James Lundy, a partner at Faegre Drinker, is more on the fence.
“I think on the priority ... there are going to be other things than a uniform fiduciary standard,” Lundy said. “Objectively, Reg BI does fill a gap and attempts to address that gap with how broker/dealers interact with clients. That said, it could be something over the course of a four-year term that Democrats would likely consider” changing if there was an opening to do so.
As for the markets, even with a divided Congress, advisors expect to prepare their clients for more stimulus spending and higher taxes.
“I wouldn't be surprised if the market rallies,” said Pamela Chen, chief investment officer and managing partner at Santa Monica, Calif.-based Pamela Chen. “Maybe not immediately, but we'll continue to sustain a rally going forward, because with the Democrats coming into office, they are looking to institute a very heavy or large stimulus plan. That will stimulate the economy and will generate more growth in spending by putting more cash in people's pockets and generating additional revenues.”

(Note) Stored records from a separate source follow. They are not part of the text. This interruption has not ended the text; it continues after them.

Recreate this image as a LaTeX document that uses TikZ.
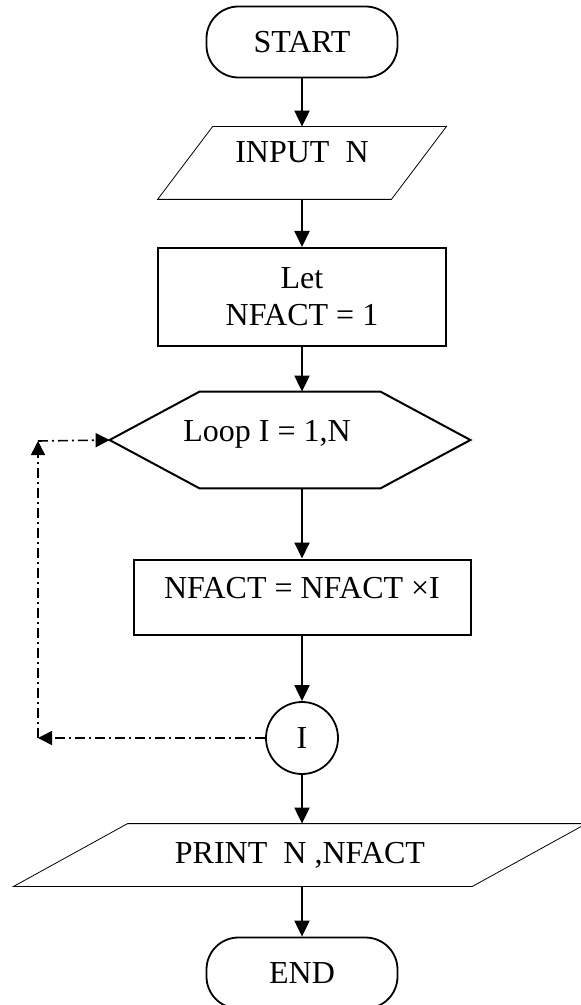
\documentclass[tikz,border=0pt]{standalone}
\usepackage{fontspec}
\setmainfont{Liberation Serif}
\usepackage{tikz}
\usetikzlibrary{calc,arrows.meta}

\tikzset{
	term/.style={draw, line width=0.9pt, rounded corners=16pt, minimum width=95.5pt, minimum height=35.5pt},
	proc/.style={draw, line width=1pt, rectangle},
	conn/.style={draw, line width=0.9pt, circle, minimum size=36pt, inner sep=0pt},
	frame/.style={rectangle, inner sep=0pt},
	flow/.style={-{Triangle[length=8pt,width=7.5pt]}, line width=1pt},
	back/.style={-{Triangle[length=7pt,width=7pt]}, line width=0.8pt, dash pattern=on 5pt off 2pt on 1pt off 2pt},
}

\begin{document}
\begin{tikzpicture}[x=0.5pt, y=-0.5pt, font=\fontsize{16}{18.5}\selectfont]
		\useasboundingbox (0,0) rectangle (581,1005);

		\draw (302, 42)  node[term] (start)  {START};
		\draw (302, 163) node[frame, minimum width=144pt, minimum height=36pt, text depth=11pt] (input) {INPUT~~N};
		\draw (input.south west) -- ([xshift=-27.5pt]input.south east) -- (input.north east) -- ([xshift=27.5pt]input.north west) -- cycle;
		\draw (302, 297) node[proc, minimum width=144pt, minimum height=49pt, align=center] (letbox) {Let\\NFACT = 1};

		\draw (290, 440) node[frame, minimum width=180pt, minimum height=48pt] (loop) {};
		\draw[line width=1pt] (loop.west) -- ([xshift=45pt]loop.north west) -- ([xshift=-45pt]loop.north east) -- (loop.east) -- ([xshift=-45pt]loop.south east) -- ([xshift=45pt]loop.south west) -- cycle;
		\draw (267, 434) node (looptext) {Loop I = 1,N};

		\draw (302, 597) node[proc, minimum width=168.5pt, minimum height=37.5pt, text depth=9.5pt] (calc) {NFACT = NFACT ×I};
		\draw (302, 738) node[conn] (joint)  {I};
		\draw (300, 855) node[frame, minimum width=286pt, minimum height=31pt] (print) {PRINT~~N ,NFACT};
		\draw (print.south west) -- ([xshift=-57pt]print.south east) -- (print.north east) -- ([xshift=57pt]print.north west) -- cycle;
		\draw (302, 973) node[term] (stop)   {END};

		\draw[flow] (start) -- (start |- input.north);
		\draw[flow] (input.south -| letbox) -- (letbox);
		\draw[flow] (letbox) -- (letbox |- loop.north);
		\draw[flow] (letbox |- loop.south) -- (calc);
		\draw[flow] (calc) -- (joint);
		\draw[flow] (joint) -- (joint |- print.north);
		\draw[flow] (joint |- print.south) -- (stop);

		\coordinate (low)  at (38, 738);
		\coordinate (high) at (38, 441);
		\draw[back] (joint.west) -- (low);
		\draw[back] (low) -- (high);
		\draw[back] (high) -- (loop.west);

	\end{tikzpicture}
\end{document}
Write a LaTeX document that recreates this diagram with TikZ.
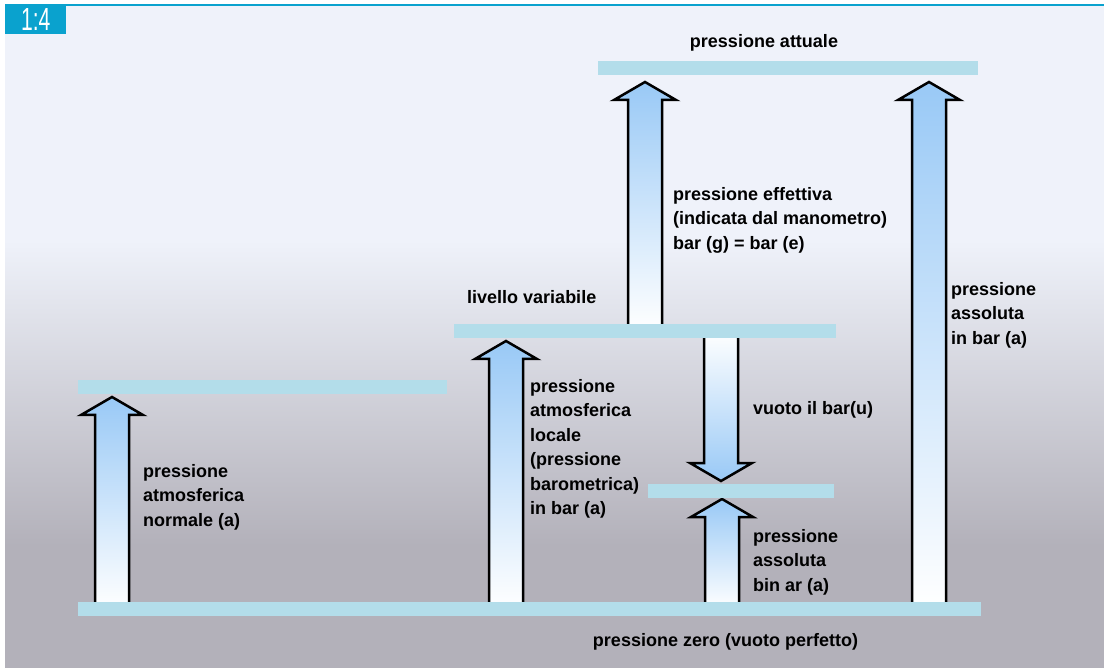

“We're expecting an immediate stimulus and a bailout of municipalities, which would help municipal bonds,” said Loreen Gilbert, CEO of WealthWise Financial Services in Irvine, Calif. “If we see Biden win, then it's a clean energy play, so away from traditional energy and a positive for solar, for electric cars, for anything in that space.”
“With Biden, I know he wants to raise corporate taxes and capital gains taxes, and I think that can have an impact. Financial advisors need to think about their overall portfolio strategy, and if there was a portfolio strategy that was dependent on managing taxes by dividends or tax harvesting, we need to think about maybe we shouldn’t be doing that,” said Khloe U. Karova, founder of Modern Capital Concepts. “If we see Biden elected, he’s saying he’s raising taxes. I’m going to tilt my portfolios more towards growth companies.”
As far as bonds, Biden is better for the bond market than Trump, she said.
“But it has nothing to do with government spending,” she said. “Biden is better because Trump keeps trying to interfere with the Federal Reserve, trying to bully it. Biden supports a fully independent Federal Reserve. That’s a key thing, and when I think we have a Federal Reserve that’s listened to, it cannot be negative, and I don’t think Biden would be worse for bond holders.”
“For trade, a bigger long-run threat to our investment portfolios is not coronavirus, it’s these trade wars and tariffs,” Karova said. “It’s not really fully appreciating the long-term impact of some of these trade agreements. We need to recognize China is quickly emerging as a global economic power. The way trade tariffs work it’s tit for tat, and we’ve been suffering from that."
The tax implications of a Democratic administration also weigh on advisors.
“If there is a Biden win, we’re all going to be really busy between now and the end of the year: it's a matter of looking at people's tax positions and potentially taking gains,” Gilbert said. “In that scenario too, you could have a sell-off from purely profit taking. You’re going to have a lot of estate planning meetings at the end of this year. If you have a more balanced Senate, you would still want to worry about income tax issues.”
For many advisors, a return to some stability, at least in terms of political rhetoric, would be refreshing for both markets and participants.
“Americans deserve to wake up every morning and not be looking for some sensational tweet or some headline that’s going to create confusion or animosity towards their fellow man,” said Doug Boneparth of Bone Fide Wealth in New York.